But now I am going to take another side: I am going to
differ from you, and it is about Cecil Chamberlayne.
'You say that no man who had intellect enough to paint a picture, or
write a comic opera, could act as he did; you say that men of genius
and talent may have egregious faults, but they cannot descend to
brutality or meanness. Would that the case were so! Would that
intellect could preserve from low vice! But, alas! it cannot. No,
the whole character of Cecil is painted with but too faithful a hand;
it is very masterly, because it is very true. Lewes is nobly right
when he says that intellect is _not_ the highest faculty of man,
though it may be the most brilliant; when he declares that the
_moral_ nature of his kind is more sacred than the _intellectual_
nature; when he prefers "goodness, lovingness, and quiet
self-sacrifice to all the talents in the world."
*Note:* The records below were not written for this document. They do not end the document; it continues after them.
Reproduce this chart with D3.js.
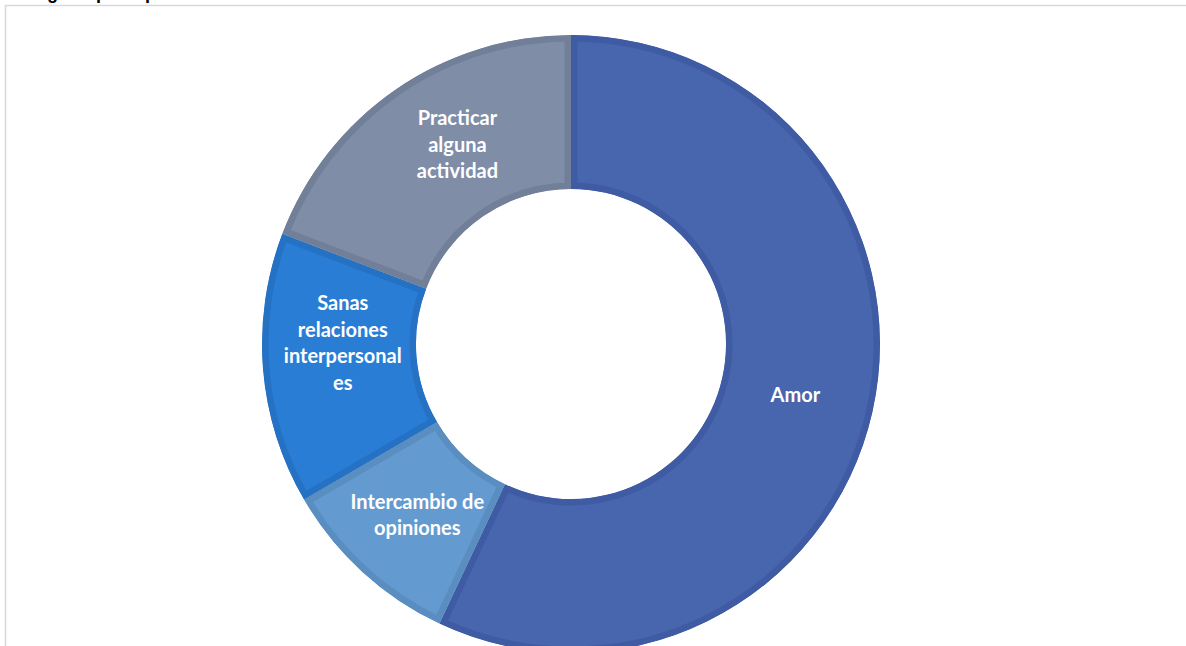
<!DOCTYPE html>
<html><head><meta charset="utf-8">
<script src="https://cdn.jsdelivr.net/npm/d3@7"></script>
<style>html,body{margin:0;padding:0;background:#fff;overflow:hidden}</style>
</head><body>
<svg id="c" width="1186" height="646"></svg>
<script>
const categories = ["Amor", "Intercambio de opiniones", "Sanas relaciones interpersonales", "Practicar alguna actividad"];
const values = [57, 9.6, 14.2, 19.2];
const labelLines = [["Amor"], ["Intercambio de", "opiniones"], ["Sanas", "relaciones", "interpersonal", "es"], ["Practicar", "alguna", "actividad"]];
const fills = ["#4866AE", "#639BD0", "#2A7DD5", "#7F8DA7"];
const strokes = ["#3F5BA3", "#5A8DC0", "#2571C4", "#717F98"];
const labelShift = [[-2,0],[3,0],[3,-20],[18,-8]];
const title = "Categoría principal de la felicidad";

const svg = d3.select("#c");
svg.append("text").attr("x", 8).attr("y", -1).attr("font-family","Arial, Liberation Sans, sans-serif")
  .attr("font-weight","bold").attr("font-size",18).attr("fill","#000").text(title);
svg.append("rect").attr("x",5.5).attr("y",5.5).attr("width",1300).attr("height",800)
  .attr("fill","none").attr("stroke","#d9d9d9").attr("stroke-width",1.5);

const cx = 571, cy = 344, R = 309, r = 155;
const pie = d3.pie().sort(null).value(d => d)(values);
const arc = d3.arc().innerRadius(r).outerRadius(R);
const g = svg.append("g").attr("transform", `translate(${cx},${cy})`);
const defs = svg.append("defs");
pie.forEach((p, i) => {
  defs.append("clipPath").attr("id", "cl" + i).append("path").attr("d", arc(p));
  g.append("path").attr("d", arc(p)).attr("fill", fills[i])
    .attr("stroke", strokes[i]).attr("stroke-width", 13).attr("clip-path", `url(#cl${i})`);
});
const lh = 26.5;
pie.forEach((p, i) => {
  const [x, y] = arc.centroid(p);
  const lines = labelLines[i];
  const t = g.append("text").attr("text-anchor","middle")
    .attr("font-family","Lato, 'Open Sans', sans-serif").attr("font-weight","bold")
    .attr("font-size",20).attr("fill","#fff");
  lines.forEach((ln, k) => {
    t.append("tspan").attr("x", x + labelShift[i][0])
      .attr("y", y + labelShift[i][1] + (k - (lines.length - 1) / 2) * lh + 7).text(ln);
  });
});
</script>
</body></html>
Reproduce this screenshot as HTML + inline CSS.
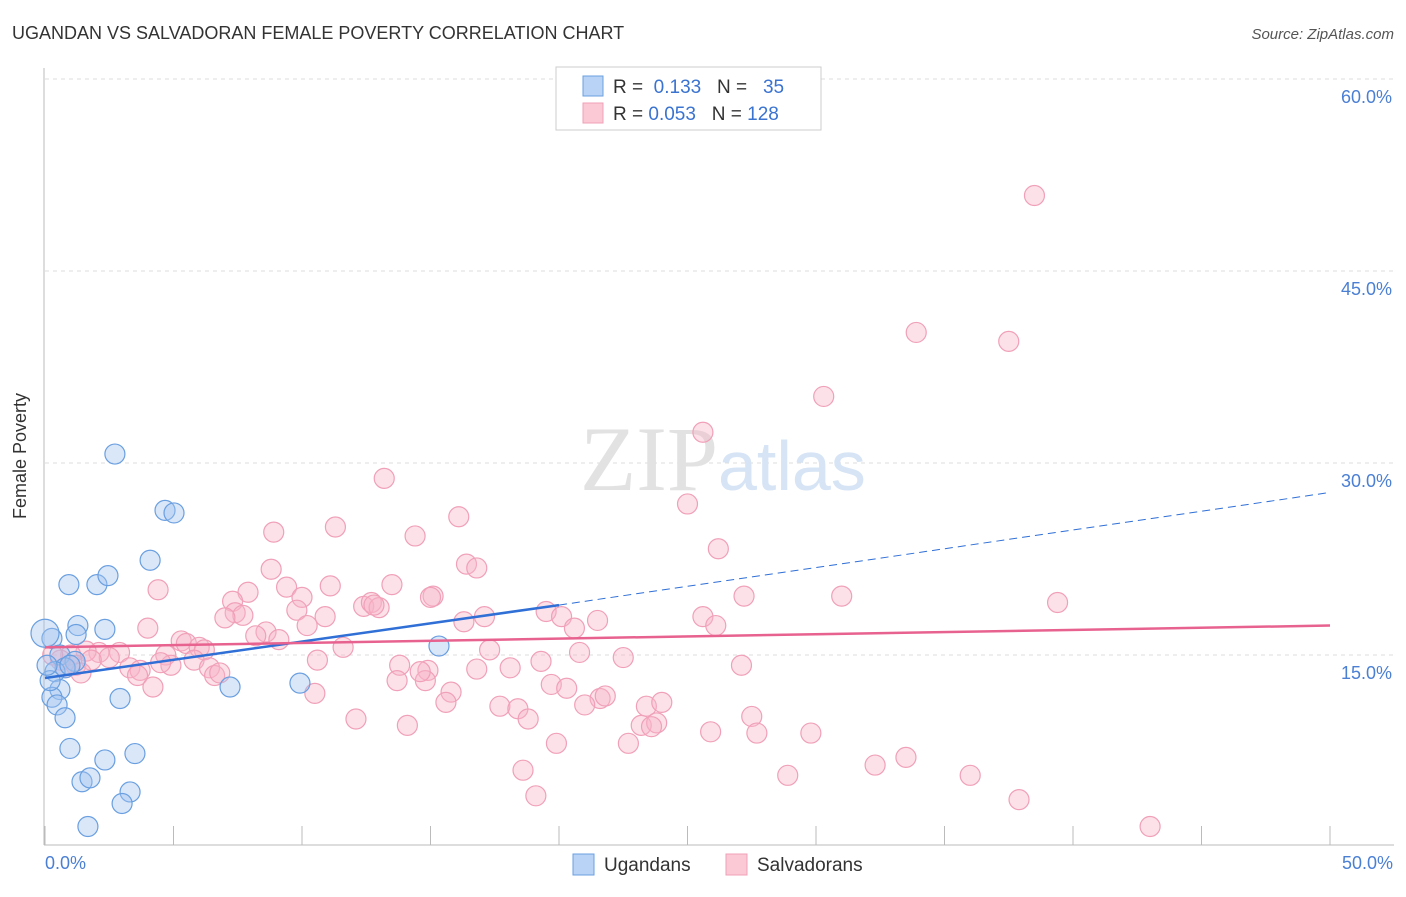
<!DOCTYPE html>
<html><head><meta charset="utf-8"><style>
body{margin:0;background:#fff;font-family:"Liberation Sans",sans-serif;}
svg text{font-family:"Liberation Sans",sans-serif;}
</style></head><body>
<svg width="1406" height="892">
<text x="12" y="39" font-size="18" fill="#333">UGANDAN VS SALVADORAN FEMALE POVERTY CORRELATION CHART</text>
<text x="1394" y="39" font-size="15" fill="#555" font-style="italic" text-anchor="end">Source: ZipAtlas.com</text>
<g id="grid"></g>
<text x="718" y="490" font-size="92" fill="#e2e2e2" text-anchor="end" style="font-family:'Liberation Serif',serif">ZIP</text>
<text x="718" y="490" font-size="70" fill="#d6e4f5">atlas</text>
<line x1="44" y1="68" x2="44" y2="845" stroke="#bbb"/>
<line x1="44" y1="845" x2="1394" y2="845" stroke="#bbb"/>
<g id="ticks"></g>
<g id="pts"></g>
<g id="lines"></g>
<text x="26" y="456" font-size="18" fill="#333" transform="rotate(-90 26 456)" text-anchor="middle">Female Poverty</text>
<text x="45" y="869" font-size="18" fill="#4a7fd4">0.0%</text>
<text x="1393" y="869" font-size="18" fill="#4a7fd4" text-anchor="end">50.0%</text>
<g>
<rect x="556" y="67" width="265" height="63" fill="#fff" stroke="#ccc"/>
<rect x="583" y="76" width="20" height="20" fill="#b8d3f5" stroke="#6a9fe0"/>
<rect x="583" y="103" width="20" height="20" fill="#fbc8d6" stroke="#f0a0b8"/>
<text x="613" y="93" font-size="19" fill="#333">R = <tspan fill="#3a73d0">&#160;0.133</tspan>&#160;&#160;&#160;N = <tspan fill="#3a73d0">&#160;&#160;35</tspan></text>
<text x="613" y="120" font-size="19" fill="#333">R = <tspan fill="#3a73d0">0.053</tspan>&#160;&#160;&#160;N = <tspan fill="#3a73d0">128</tspan></text>
</g>
<g>
<rect x="573" y="854" width="21" height="21" fill="#b8d3f5" stroke="#6a9fe0"/>
<text x="604" y="871" font-size="19" fill="#333">Ugandans</text>
<rect x="726" y="854" width="21" height="21" fill="#fbc8d6" stroke="#f0a0b8"/>
<text x="757" y="871" font-size="19" fill="#333">Salvadorans</text>
</g>
</svg>
<script>
const yTicks=[15,30,45,60];
const xTickVals=[0,5,10,15,20,25,30,35,40,45,50];
const blueX=[2.72,4.67,5.02,4.09,0.93,2.02,2.45,1.28,2.33,1.21,0.27,0,0.58,1.17,0.78,0.39,0.58,0.27,0.47,0.78,7.2,9.92,15.33,2.92,0.97,2.33,3.5,1.44,1.75,3.31,3.0,1.67,0.2,0.97,0.08];
const blueY=[30.7,26.3,26.1,22.4,20.5,20.5,21.2,17.3,17.0,16.6,16.3,16.7,15.0,14.5,14.0,13.7,12.3,11.7,11.1,10.1,12.5,12.8,15.7,11.6,7.7,6.8,7.3,5.1,5.4,4.3,3.4,1.6,13.0,14.2,14.2];
const pinkX=[38.5,33.9,37.5,30.3,25.6,13.2,25.0,8.9,11.3,16.1,14.4,26.2,16.4,16.8,8.8,4.4,7.9,9.4,7.3,10.0,11.1,13.5,15.1,15.0,27.2,31.0,39.4,9.8,7.4,7.7,10.9,12.4,12.7,13.0,19.5,20.1,21.5,25.6,16.3,17.1,20.6,26.1,4.0,8.6,8.2,9.1,10.2,5.3,5.5,6.0,6.2,7.0,11.6,17.3,2.9,2.1,1.6,2.5,1.0,0.6,0.3,1.2,0.8,1.8,3.3,3.7,4.7,4.9,5.8,6.4,6.6,6.8,1.4,3.6,10.6,13.8,14.9,20.8,19.3,22.5,27.1,16.8,18.1,13.7,14.8,19.7,20.3,4.2,21.6,21.8,15.8,10.5,15.6,17.7,18.4,21.0,23.4,24.0,18.8,12.1,14.1,23.2,23.8,23.6,27.5,27.7,25.9,29.8,19.9,22.7,18.6,28.9,32.3,33.5,36.0,37.9,19.1,43.0,12.8,14.6,4.5];
const pinkY=[50.9,40.2,39.5,35.2,32.4,28.8,26.8,24.6,25.0,25.8,24.3,23.3,22.1,21.8,21.7,20.1,19.9,20.3,19.2,19.5,20.4,20.5,19.6,19.5,19.6,19.6,19.1,18.5,18.3,18.1,18.0,18.8,19.1,18.7,18.4,18.0,17.7,18.0,17.6,18.0,17.1,17.3,17.1,16.8,16.5,16.2,17.3,16.1,15.9,15.6,15.4,17.9,15.6,15.4,15.2,15.2,15.3,14.8,15.0,14.6,15.0,14.2,14.0,14.6,14.0,13.8,15.0,14.2,14.6,14.0,13.4,13.6,13.6,13.4,14.6,14.2,13.8,15.2,14.5,14.8,14.2,13.9,14.0,13.0,13.0,12.7,12.4,12.5,11.6,11.8,12.1,12.0,11.3,11.0,10.8,11.1,11.0,11.3,10.0,10.0,9.5,9.5,9.7,9.4,10.2,8.9,9.0,8.9,8.1,8.1,6.0,5.6,6.4,7.0,5.6,3.7,4.0,1.6,18.9,13.7,14.4];
const blueLine=[[0,13.2],[20,18.9],[50,27.7]];
const pinkLine=[[0,15.6],[50,17.3]];
const X=v=>45+v/50*1285, Y=v=>847-v/15*192;
const NS='http://www.w3.org/2000/svg';
function mk(t,a,p){const e=document.createElementNS(NS,t);for(const k in a)e.setAttribute(k,a[k]);document.getElementById(p).appendChild(e);return e;}
yTicks.forEach(t=>{
 const l=mk('line',{x1:45,x2:1394,y1:Y(t),y2:Y(t),stroke:'#ddd','stroke-dasharray':'4,4'},'grid');
 
 
 const tx=mk('text',{x:1392,y:Y(t)+24,'font-size':18,fill:'#4a7fd4','text-anchor':'end'},'grid');
 tx.textContent=t.toFixed(1)+'%';
 
 
});
xTickVals.forEach(t=>{
 const l=mk('line',{x1:X(t),x2:X(t),y1:826,y2:845,stroke:'#bbb'},'ticks');
 
 
});
pinkX.forEach((x,i)=>{
 const c=mk('circle',{cx:X(x),cy:Y(pinkY[i]),r:10,fill:'rgba(248,180,200,0.4)',stroke:'#f0a0b8','stroke-width':1.2},'pts');
 
 
});
blueX.forEach((x,i)=>{
 const c=mk('circle',{cx:X(x),cy:Y(blueY[i]),r:i==11?14:10,fill:'rgba(160,196,240,0.4)',stroke:'#6a9fe0','stroke-width':1.2},'pts');
 
 
});
let b1=mk('line',{x1:X(blueLine[0][0]),y1:Y(blueLine[0][1]),x2:X(blueLine[1][0]),y2:Y(blueLine[1][1]),stroke:'#2f6fd6','stroke-width':2.5},'lines');


let b2=mk('line',{x1:X(blueLine[1][0]),y1:Y(blueLine[1][1]),x2:X(blueLine[2][0]),y2:Y(blueLine[2][1]),stroke:'#2f6fd6','stroke-width':1,'stroke-dasharray':'8,5'},'lines');


let p1=mk('line',{x1:X(pinkLine[0][0]),y1:Y(pinkLine[0][1]),x2:X(pinkLine[1][0]),y2:Y(pinkLine[1][1]),stroke:'#e8628f','stroke-width':2.5},'lines');


</script>
</body></html>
'There is something divine in the thought that genius preserves from
degradation, were it but true; but Savage tells us it was not true
for him; Sheridan confirms the avowal, and Byron seals it with
terrible proof.
'You never probably knew a Cecil Chamberlayne. If you had known such
a one you would feel that Lewes has rather subdued the picture than
overcharged it; you would know that mental gifts without moral
firmness, without a clear sense of right and wrong, without the
honourable principle which makes a man rather proud than ashamed of
honest labour, are no guarantee from even deepest baseness.